▸ **Information shown**

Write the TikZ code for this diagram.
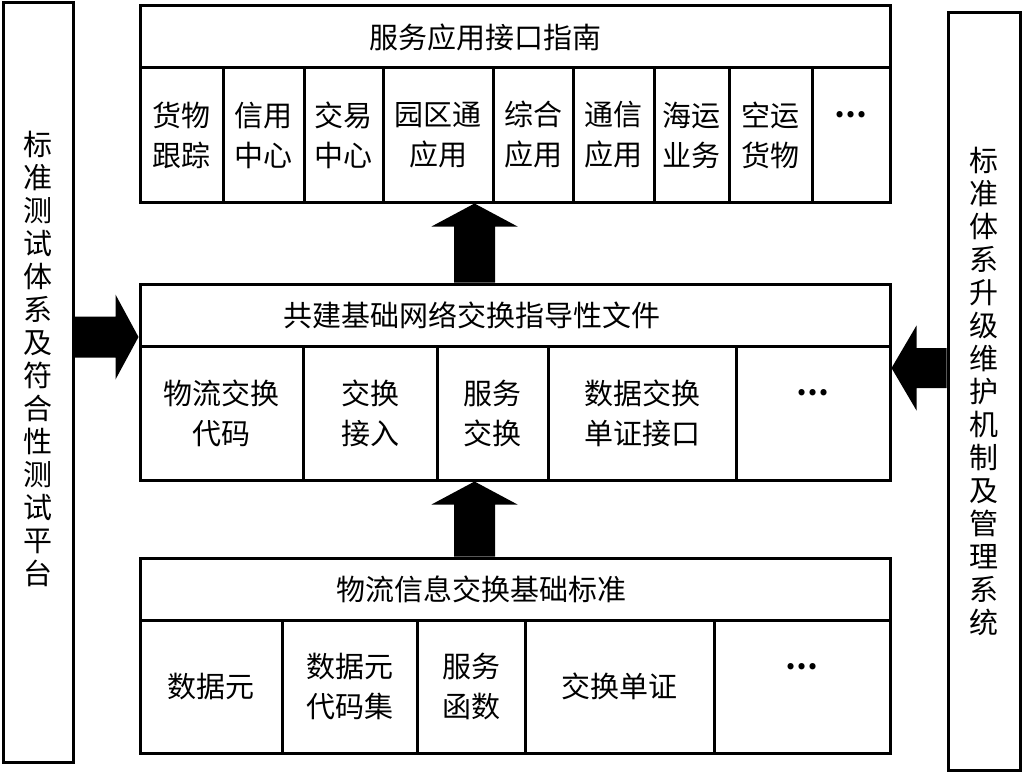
\documentclass[tikz,border=0pt]{standalone}
\usepackage{fontspec}
\newfontfamily\cjk{Noto Sans CJK SC}
\usetikzlibrary{calc}

% fat block arrow: from, to, shaft half width, head half width, head length
\newcommand{\fatarrow}[5]{%
  \fill let \p1=(#1), \p2=(#2), \n1={atan2(\y2-\y1,\x2-\x1)}, \n2={veclen(\x2-\x1,\y2-\y1)} in
    [shift={(\p1)}, rotate=\n1]
    (0,-#3) -- (\n2-#5,-#3) -- (\n2-#5,-#4) -- (\n2,0) -- (\n2-#5,#4) -- (\n2-#5,#3) -- (0,#3) -- cycle;}
\newcommand{\more}{\textbf{…}\\\phantom{…}}

\begin{document}
\begin{tikzpicture}[x=1pt,y=-1pt,
  box/.style={draw,line width=3pt,inner sep=0pt,align=center,
    font=\cjk\fontsize{29}{40}\selectfont},
  side text/.style={inner sep=0pt,align=center}]
  \useasboundingbox (0,0) rectangle (1022,773);

  % top block
  \node[box,minimum width=750,minimum height=62] (thead) at (515,37) {服务应用接口指南\hspace*{60pt}};
  \foreach \l/\r/\txt [count=\i] in {140/223/{货物\\跟踪},223/304/{信用\\中心},304/383/{交易\\中心},
      383/493/{园区通\\应用},493/573/{综合\\应用},573/654/{通信\\应用},654/729/{海运\\业务},
      729/812/{空运\\货物},812/890/{\more}}
    \node[box,minimum width={\r-\l},minimum height=134] (t\i) at ({(\l+\r)/2},135) {\txt};

  % middle block
  \node[box,minimum width=750,minimum height=62] (mhead) at (515,315) {共建基础网络交换指导性文件\hspace*{86pt}};
  \foreach \l/\r/\txt [count=\i] in {140/303/{物流交换\\代码},303/437/{交换\\接入},437/548/{服务\\交换},
      548/736/{数据交换\\单证接口},736/890/{\more}}
    \node[box,minimum width={\r-\l},minimum height=134] (m\i) at ({(\l+\r)/2},413) {\txt};

  % bottom block
  \node[box,minimum width=750,minimum height=62] (bhead) at (515,589) {物流信息交换基础标准\hspace*{68pt}};
  \foreach \l/\r/\txt [count=\i] in {140/282/{数据元},282/417/{数据元\\代码集},417/525/{服务\\函数},
      525/714/{交换单证},714/890/{\more}}
    \node[box,minimum width={\r-\l},minimum height=133] (b\i) at ({(\l+\r)/2},686.5) {\txt};

  % side boxes
  \node[box,minimum width=70,minimum height=759] (lbox) at (38,382.5) {};
  \node[side text,font=\cjk\fontsize{29}{33}\selectfont] (ltitle) at (38,358.5)
    {标\\准\\测\\试\\体\\系\\及\\符\\合\\性\\测\\试\\平\\台};
  \node[box,minimum width=72,minimum height=757,font=\cjk\fontsize{29}{33}\selectfont] (rbox) at (984,391.5)
    {标\\准\\体\\系\\升\\级\\维\\护\\机\\制\\及\\管\\理\\系\\统};

  % arrows
  \coordinate (ax) at (474.5,0);
  \coordinate (ly) at (0,337);
  \coordinate (ry) at (0,368);
  \fatarrow{mhead.north -| ax}{t1.south -| ax}{20.5}{43}{23}
  \fatarrow{bhead.north -| ax}{m1.south -| ax}{20.5}{43}{23}
  \fatarrow{lbox.east |- ly}{mhead.west |- ly}{20.5}{42.5}{23}
  \fatarrow{rbox.west |- ry}{m5.east |- ry}{20}{42.5}{25}
\end{tikzpicture}
\end{document}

▸ **Exercise**
Only lines belong in the copy: transcribe those from the start of the data through the line that contains "height=133] (b\i) at", and skip the pictures.

▸ **Worked solution**
Write the TikZ code for this diagram.
\documentclass[tikz,border=0pt]{standalone}
\usepackage{fontspec}
\newfontfamily\cjk{Noto Sans CJK SC}
\usetikzlibrary{calc}

% fat block arrow: from, to, shaft half width, head half width, head length
\newcommand{\fatarrow}[5]{%
  \fill let \p1=(#1), \p2=(#2), \n1={atan2(\y2-\y1,\x2-\x1)}, \n2={veclen(\x2-\x1,\y2-\y1)} in
    [shift={(\p1)}, rotate=\n1]
    (0,-#3) -- (\n2-#5,-#3) -- (\n2-#5,-#4) -- (\n2,0) -- (\n2-#5,#4) -- (\n2-#5,#3) -- (0,#3) -- cycle;}
\newcommand{\more}{\textbf{…}\\\phantom{…}}

\begin{document}
\begin{tikzpicture}[x=1pt,y=-1pt,
  box/.style={draw,line width=3pt,inner sep=0pt,align=center,
    font=\cjk\fontsize{29}{40}\selectfont},
  side text/.style={inner sep=0pt,align=center}]
  \useasboundingbox (0,0) rectangle (1022,773);

  % top block
  \node[box,minimum width=750,minimum height=62] (thead) at (515,37) {服务应用接口指南\hspace*{60pt}};
  \foreach \l/\r/\txt [count=\i] in {140/223/{货物\\跟踪},223/304/{信用\\中心},304/383/{交易\\中心},
      383/493/{园区通\\应用},493/573/{综合\\应用},573/654/{通信\\应用},654/729/{海运\\业务},
      729/812/{空运\\货物},812/890/{\more}}
    \node[box,minimum width={\r-\l},minimum height=134] (t\i) at ({(\l+\r)/2},135) {\txt};

  % middle block
  \node[box,minimum width=750,minimum height=62] (mhead) at (515,315) {共建基础网络交换指导性文件\hspace*{86pt}};
  \foreach \l/\r/\txt [count=\i] in {140/303/{物流交换\\代码},303/437/{交换\\接入},437/548/{服务\\交换},
      548/736/{数据交换\\单证接口},736/890/{\more}}
    \node[box,minimum width={\r-\l},minimum height=134] (m\i) at ({(\l+\r)/2},413) {\txt};

  % bottom block
  \node[box,minimum width=750,minimum height=62] (bhead) at (515,589) {物流信息交换基础标准\hspace*{68pt}};
  \foreach \l/\r/\txt [count=\i] in {140/282/{数据元},282/417/{数据元\\代码集},417/525/{服务\\函数},
      525/714/{交换单证},714/890/{\more}}
    \node[box,minimum width={\r-\l},minimum height=133] (b\i) at ({(\l+\r)/2},686.5) {\txt};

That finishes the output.